1 ) 公的健康保険の免責導入

日本は、医療保険においても国民皆保険が実現しています。患者視点での公的健康保険の特長は、フリーアクセス(基本的にどの医療機関にも受診可能)、一定水準の医療の提供(診療報酬点数表収載医療の提供、薬価基準収載の薬剤給付)、一定価格の医療の提供の3つです。国は、この3点のサービスを定率の患者負担で提供しています。

また日本の医療保険は、一部を除いて現物給付です。

具体的には、以下の表の内容の給付です。

現物給付項目

内容

診察

 

薬剤の給付

 

保険医療材料の支給

手術縫合糸、カテーテル等

入院

看護ケア等

入院時の食事

入院時食事療養費と入院時生活療養費

必要な医療

検査、手術、リハビリ等

大きく6種類の給付が現物給付の対象です。

対象外は、業務上災害、正常妊娠、健康診断、美容医療けんか・犯罪等故意の事故などです。
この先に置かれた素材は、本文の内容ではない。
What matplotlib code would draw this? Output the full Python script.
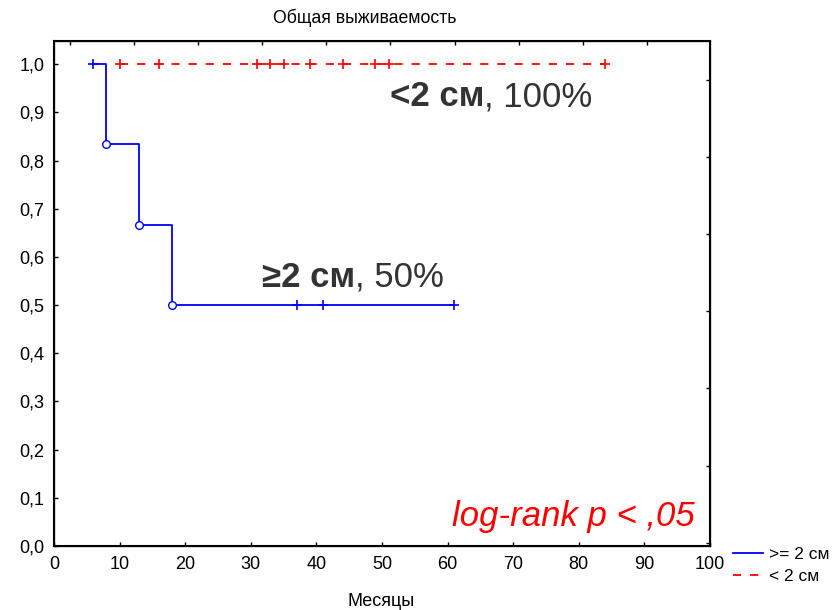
import matplotlib
matplotlib.use("Agg")
import matplotlib.pyplot as plt
from matplotlib.lines import Line2D

plt.rcParams["font.family"] = ["Liberation Sans", "DejaVu Sans"]

# Group ">= 2 cm": Kaplan-Meier steps
big_step_t = [6, 8, 13, 18, 61]
big_step_s = [1.0, 0.8333, 0.6667, 0.5, 0.5]
big_event_t = [8, 13, 18]
big_event_s = [0.8333, 0.6667, 0.5]
big_cens_t = [6, 37, 41, 61]
big_cens_s = [1.0, 0.5, 0.5, 0.5]

# Group "< 2 cm": nobody died, only censored points
small_cens_t = [10, 16, 31, 33, 35, 39, 44, 49, 51, 84]
small_cens_s = [1.0] * len(small_cens_t)

x_ticks = [0, 10, 20, 30, 40, 50, 60, 70, 80, 90, 100]
y_ticks = [0.0, 0.1, 0.2, 0.3, 0.4, 0.5, 0.6, 0.7, 0.8, 0.9, 1.0]
y_labels = ["0,0", "0,1", "0,2", "0,3", "0,4", "0,5", "0,6", "0,7", "0,8", "0,9", "1,0"]

fig = plt.figure(figsize=(8.36, 6.1), dpi=100)
ax = fig.add_axes([54 / 836, 64 / 610, 656 / 836, 505 / 610])

blue = "#0000ff"
red = "#ff0000"

ax.step(big_step_t, big_step_s, where="post", color=blue, lw=1.3)
ax.plot(big_event_t, big_event_s, "o", ms=5.5, mfc="white", mec=blue, mew=1.0)
ax.plot(big_cens_t, big_cens_s, "+", ms=7, color=blue, mew=1.2)

ax.plot([small_cens_t[0], small_cens_t[-1]], [1.0, 1.0], color=red, lw=1.3,
        dashes=(4.5, 5))
ax.plot(small_cens_t, small_cens_s, "+", ms=7, color=red, mew=1.2)

ax.set_xlim(0, 100)
ax.set_ylim(0, 1.048)
ax.set_xticks(x_ticks)
ax.set_yticks(y_ticks)
ax.set_yticklabels(y_labels)
ax.tick_params(direction="in", length=3, width=1, labelsize=13, pad=7)
for s in ax.spines.values():
    s.set_linewidth(1.5)

# extra tick marks on top and right (separate scales in the original)
axt = ax.twiny()
axt.set_xlim(0, 100)
axt.set_xticks([2.44 + 9.77 * k for k in range(10)])
axt.set_xticklabels([])
axt.tick_params(direction="in", length=3, width=1)
axr = ax.twinx()
axr.set_ylim(0, 1.048)
axr.set_yticks([0.967 - 0.16 * k for k in range(7)])
axr.set_yticklabels([])
axr.tick_params(direction="in", length=3, width=1)

# group annotations
txt_col = "#333333"
t1 = ax.text(51.2, 0.932, "<2 см", fontsize=25, fontweight="bold", color=txt_col,
             va="center", ha="left")
ax.annotate(", 100%", xy=(1, 0), xycoords=t1, va="bottom", ha="left",
            fontsize=25, color=txt_col)
t2 = ax.text(31.7, 0.558, "≥2 см", fontsize=25, fontweight="bold", color=txt_col,
             va="center", ha="left")
ax.annotate(", 50%", xy=(1, 0), xycoords=t2, va="bottom", ha="left",
            fontsize=25, color=txt_col)

ax.text(97.7, 0.062, "log-rank p < ,05", fontsize=25, style="italic", color=red,
        ha="right", va="center")

fig.text(365 / 836, 1 - 18 / 610, "Общая выживаемость", fontsize=12.7,
         ha="center", va="center")
fig.text(381 / 836, 1 - 602 / 610, "Месяцы", fontsize=13, ha="center", va="center")

handles = [Line2D([], [], color=blue, lw=1.3),
           Line2D([], [], color=red, lw=1.3, dashes=(4.5, 5))]
fig.legend(handles, [">= 2 см", "< 2 см"], loc="upper left",
           bbox_to_anchor=(724 / 836, 1 - 538 / 610), frameon=False,
           fontsize=12.5, handlelength=1.75, handletextpad=0.35,
           labelspacing=0.4, borderpad=0)

fig.savefig("out.png", dpi=100)
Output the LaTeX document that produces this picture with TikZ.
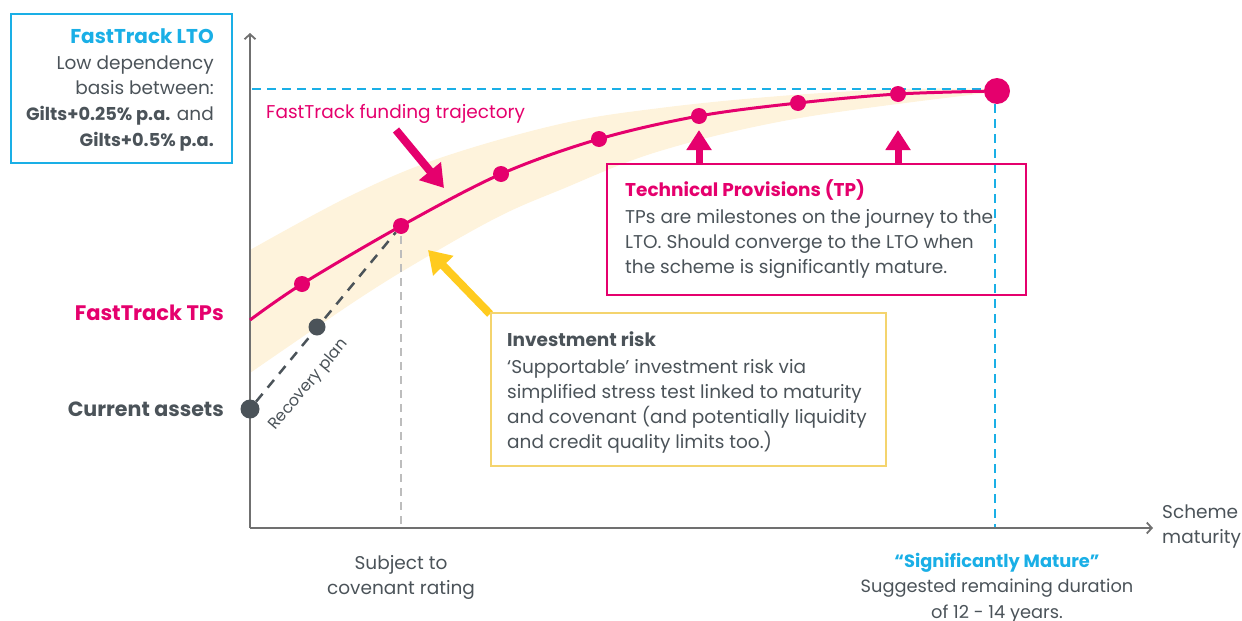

したがって、これらの例外を除くと原則すべての疾病・傷害が給付対象となっています。

皆さん、ご存知のとおり医療財政が逼迫する中で公的健康保険も、これまでの給付原則を維持できるか微妙になってきています。そこで、検討されるのが公的健康保険の免責議論です。過去何回か行政で議論されたことがありましたが、患者の定率負担増加が優先され患者負担は3割になりました。3割負担になったことにより、米国を除くと患者の自己負担額が先進国の中では高くなってしまったのが日本なのです。しかし、患者の定率負担は限界ですから、これ以上の負担増の政策は困難です。したがって、公的健康保険を維持するためには免責が議論されるわけです。患者の受診抑制や受診時定額負担など形を変えて議論されてきました。特に薬剤の処方日数の制限緩和やスイッチOTC薬の増加はある意味、公的健康保険の免責導入という解釈もできます。

さて、免責議論ですが、免責にする基準は医療費の多寡、傷病の重症度、医療技術の難易度など様々ですが、風邪や花粉症など軽微な疾患を免責とする軸、診療報酬点数などを参考に低い点数のものを免責にするなどが考えられます。また表に示した現物給付の範囲を縮小し、現在以上に食事の給付を減じる、あるいは薬剤の給付を対象外にするなどの免責議論が具体化するはずです。いずれにせよ正面から免責を議論することは患者の切捨て論争となり国民的なコンセンサスを得るのは難題といえますが、必ず中医協等で議論されるはずですので、注視していかなくてはならないでしょう。別の項目で説明しますが、特に薬剤給付について現在世界的に議論になっているところです。